> Set exercise:
Output exactly, and only, the lines from the line containing "Clone this diagram in TikZ." through the line containing "(hc) at (930,53)", both included.

> Given records:
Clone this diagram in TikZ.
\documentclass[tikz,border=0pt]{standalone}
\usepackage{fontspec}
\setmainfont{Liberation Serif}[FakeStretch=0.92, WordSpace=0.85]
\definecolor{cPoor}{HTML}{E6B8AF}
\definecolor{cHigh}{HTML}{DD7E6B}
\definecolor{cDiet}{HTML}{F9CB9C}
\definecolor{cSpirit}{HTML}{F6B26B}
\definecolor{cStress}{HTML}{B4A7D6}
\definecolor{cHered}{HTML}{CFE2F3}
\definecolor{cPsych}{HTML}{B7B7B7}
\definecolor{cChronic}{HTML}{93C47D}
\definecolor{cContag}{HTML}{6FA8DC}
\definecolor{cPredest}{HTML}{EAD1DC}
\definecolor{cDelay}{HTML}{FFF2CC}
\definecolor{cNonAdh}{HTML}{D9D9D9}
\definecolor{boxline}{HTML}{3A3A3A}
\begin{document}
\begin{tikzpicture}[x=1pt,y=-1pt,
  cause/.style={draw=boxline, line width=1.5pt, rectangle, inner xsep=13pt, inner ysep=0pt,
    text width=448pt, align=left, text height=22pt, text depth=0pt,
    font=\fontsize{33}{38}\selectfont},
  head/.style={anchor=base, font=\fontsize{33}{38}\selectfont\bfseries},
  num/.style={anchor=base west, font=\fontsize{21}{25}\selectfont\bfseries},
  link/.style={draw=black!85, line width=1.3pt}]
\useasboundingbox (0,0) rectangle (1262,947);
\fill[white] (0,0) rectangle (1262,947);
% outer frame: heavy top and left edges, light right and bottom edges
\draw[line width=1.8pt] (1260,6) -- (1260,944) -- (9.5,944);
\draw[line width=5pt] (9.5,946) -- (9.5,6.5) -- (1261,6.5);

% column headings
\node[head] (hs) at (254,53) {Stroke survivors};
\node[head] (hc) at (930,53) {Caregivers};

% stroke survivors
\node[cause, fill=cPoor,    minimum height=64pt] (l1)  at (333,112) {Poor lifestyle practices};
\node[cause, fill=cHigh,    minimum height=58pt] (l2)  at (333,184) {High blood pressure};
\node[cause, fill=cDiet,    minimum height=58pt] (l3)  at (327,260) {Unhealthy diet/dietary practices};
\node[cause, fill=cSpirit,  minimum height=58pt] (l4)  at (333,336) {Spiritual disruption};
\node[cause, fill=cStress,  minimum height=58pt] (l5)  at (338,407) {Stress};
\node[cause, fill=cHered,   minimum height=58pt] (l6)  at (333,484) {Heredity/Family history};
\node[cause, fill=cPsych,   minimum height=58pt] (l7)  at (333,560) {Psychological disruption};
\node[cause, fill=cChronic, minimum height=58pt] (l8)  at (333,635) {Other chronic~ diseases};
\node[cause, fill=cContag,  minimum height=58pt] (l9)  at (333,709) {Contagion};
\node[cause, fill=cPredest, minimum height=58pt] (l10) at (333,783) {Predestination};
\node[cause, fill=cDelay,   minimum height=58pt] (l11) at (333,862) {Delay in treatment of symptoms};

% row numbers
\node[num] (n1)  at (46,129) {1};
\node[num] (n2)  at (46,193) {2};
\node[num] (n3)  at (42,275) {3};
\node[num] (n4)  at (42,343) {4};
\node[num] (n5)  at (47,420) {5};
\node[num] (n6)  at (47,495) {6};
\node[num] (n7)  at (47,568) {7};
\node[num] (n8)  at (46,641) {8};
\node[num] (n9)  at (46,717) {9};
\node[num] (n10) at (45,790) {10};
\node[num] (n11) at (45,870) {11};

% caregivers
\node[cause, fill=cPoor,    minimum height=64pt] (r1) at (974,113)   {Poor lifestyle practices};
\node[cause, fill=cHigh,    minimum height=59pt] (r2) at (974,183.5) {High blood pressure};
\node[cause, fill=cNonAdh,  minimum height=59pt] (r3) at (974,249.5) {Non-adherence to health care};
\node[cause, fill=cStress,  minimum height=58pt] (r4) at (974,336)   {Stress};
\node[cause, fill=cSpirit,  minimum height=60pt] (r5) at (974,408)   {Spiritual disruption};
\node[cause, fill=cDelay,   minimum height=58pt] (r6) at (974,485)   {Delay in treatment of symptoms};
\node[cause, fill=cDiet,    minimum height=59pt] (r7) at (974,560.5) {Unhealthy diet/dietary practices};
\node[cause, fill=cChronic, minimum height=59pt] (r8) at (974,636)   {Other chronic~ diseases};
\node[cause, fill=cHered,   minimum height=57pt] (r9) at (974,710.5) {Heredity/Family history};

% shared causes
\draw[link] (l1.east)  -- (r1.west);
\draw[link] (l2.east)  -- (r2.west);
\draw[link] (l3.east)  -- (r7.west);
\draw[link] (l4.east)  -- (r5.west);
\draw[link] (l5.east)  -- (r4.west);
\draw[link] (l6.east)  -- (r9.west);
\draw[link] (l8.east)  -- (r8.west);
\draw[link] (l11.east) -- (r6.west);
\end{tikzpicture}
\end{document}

--

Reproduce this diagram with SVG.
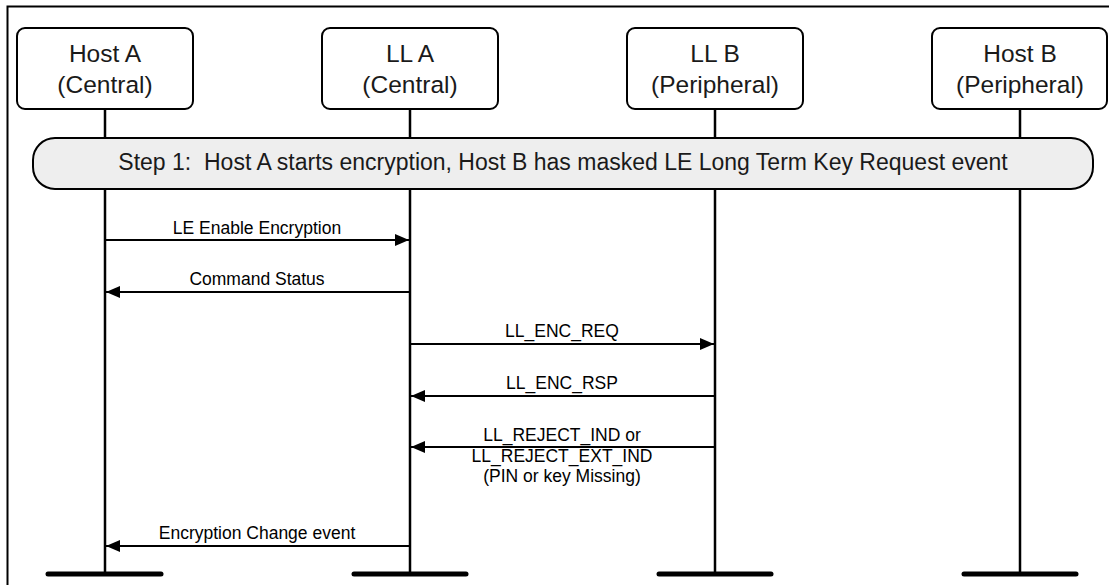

> Output of the task:
Clone this diagram in TikZ.
\documentclass[tikz,border=0pt]{standalone}
\usepackage{fontspec}
\setmainfont{Liberation Serif}[FakeStretch=0.92, WordSpace=0.85]
\definecolor{cPoor}{HTML}{E6B8AF}
\definecolor{cHigh}{HTML}{DD7E6B}
\definecolor{cDiet}{HTML}{F9CB9C}
\definecolor{cSpirit}{HTML}{F6B26B}
\definecolor{cStress}{HTML}{B4A7D6}
\definecolor{cHered}{HTML}{CFE2F3}
\definecolor{cPsych}{HTML}{B7B7B7}
\definecolor{cChronic}{HTML}{93C47D}
\definecolor{cContag}{HTML}{6FA8DC}
\definecolor{cPredest}{HTML}{EAD1DC}
\definecolor{cDelay}{HTML}{FFF2CC}
\definecolor{cNonAdh}{HTML}{D9D9D9}
\definecolor{boxline}{HTML}{3A3A3A}
\begin{document}
\begin{tikzpicture}[x=1pt,y=-1pt,
  cause/.style={draw=boxline, line width=1.5pt, rectangle, inner xsep=13pt, inner ysep=0pt,
    text width=448pt, align=left, text height=22pt, text depth=0pt,
    font=\fontsize{33}{38}\selectfont},
  head/.style={anchor=base, font=\fontsize{33}{38}\selectfont\bfseries},
  num/.style={anchor=base west, font=\fontsize{21}{25}\selectfont\bfseries},
  link/.style={draw=black!85, line width=1.3pt}]
\useasboundingbox (0,0) rectangle (1262,947);
\fill[white] (0,0) rectangle (1262,947);
% outer frame: heavy top and left edges, light right and bottom edges
\draw[line width=1.8pt] (1260,6) -- (1260,944) -- (9.5,944);
\draw[line width=5pt] (9.5,946) -- (9.5,6.5) -- (1261,6.5);

% column headings
\node[head] (hs) at (254,53) {Stroke survivors};
\node[head] (hc) at (930,53) {Caregivers};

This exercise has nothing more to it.